L'activité de Nicolas Sarkozy pour parvenir à la paix est également importante pour Tbilissi. Cela permet aux dirigeants géorgiens de faire coup double. Premièrement, ils peuvent balayer les accusations selon lesquelles ils appliqueraient une politique étrangère unilatéralement pro-américaine. Mikhaïl Saakachvili est malmené sur ce point par ses opposants politiques, qui estiment qu'il n'apprécie pas à sa juste valeur le vecteur européen. Deuxièmement, il y a un espoir de réussir à internationaliser le règlement du conflit grâce à l'intensification de l'activité de l'UE.

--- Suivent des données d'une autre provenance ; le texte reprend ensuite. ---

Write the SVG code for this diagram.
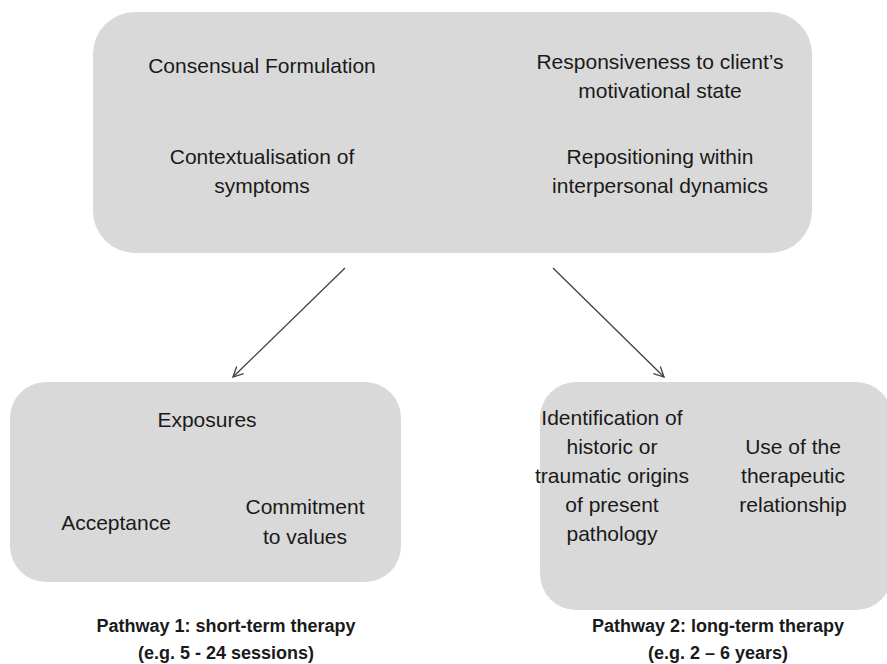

Bref, Paris est un partenaire avantageux aussi bien pour Tbilissi que pour Moscou. La mission de Nicolas Sarkozy fait également les affaires de Bruxelles, dont la bureaucratie pourra mettre ces résultats à son actif (à défaut de percées dans d'autres domaines).

Mais l'essentiel reste que les approches adoptées par la France (qui vise un leadership réel, et non formel, en Europe) sont plus pragmatiques que le projet américain de démocratisation de l'Eurasie et du Grand Proche-Orient, élaboré dans une optique très idéologique. La mission française laisse une place aux procédures diplomatiques normales (discussions, marchandages), elle n'a aucun besoin de propagande dans l'esprit du "démocratisme scientifique".

"L'Europe doit être juste et ne pas hésiter à sortir du cadre de schémas idéologiques pour porter un message de paix", a déclaré le président français dans son discours prononcé au Parlement européen. N'ayons pas peur de le dire, c'est là un pas très important.

Sergueï Markedonov est chef du service des problèmes des rapports interethniques de l'Institut d'analyse politique et militaire.

Les opinions exprimées dans cet article sont laissées à la stricte responsabilité de l'auteur.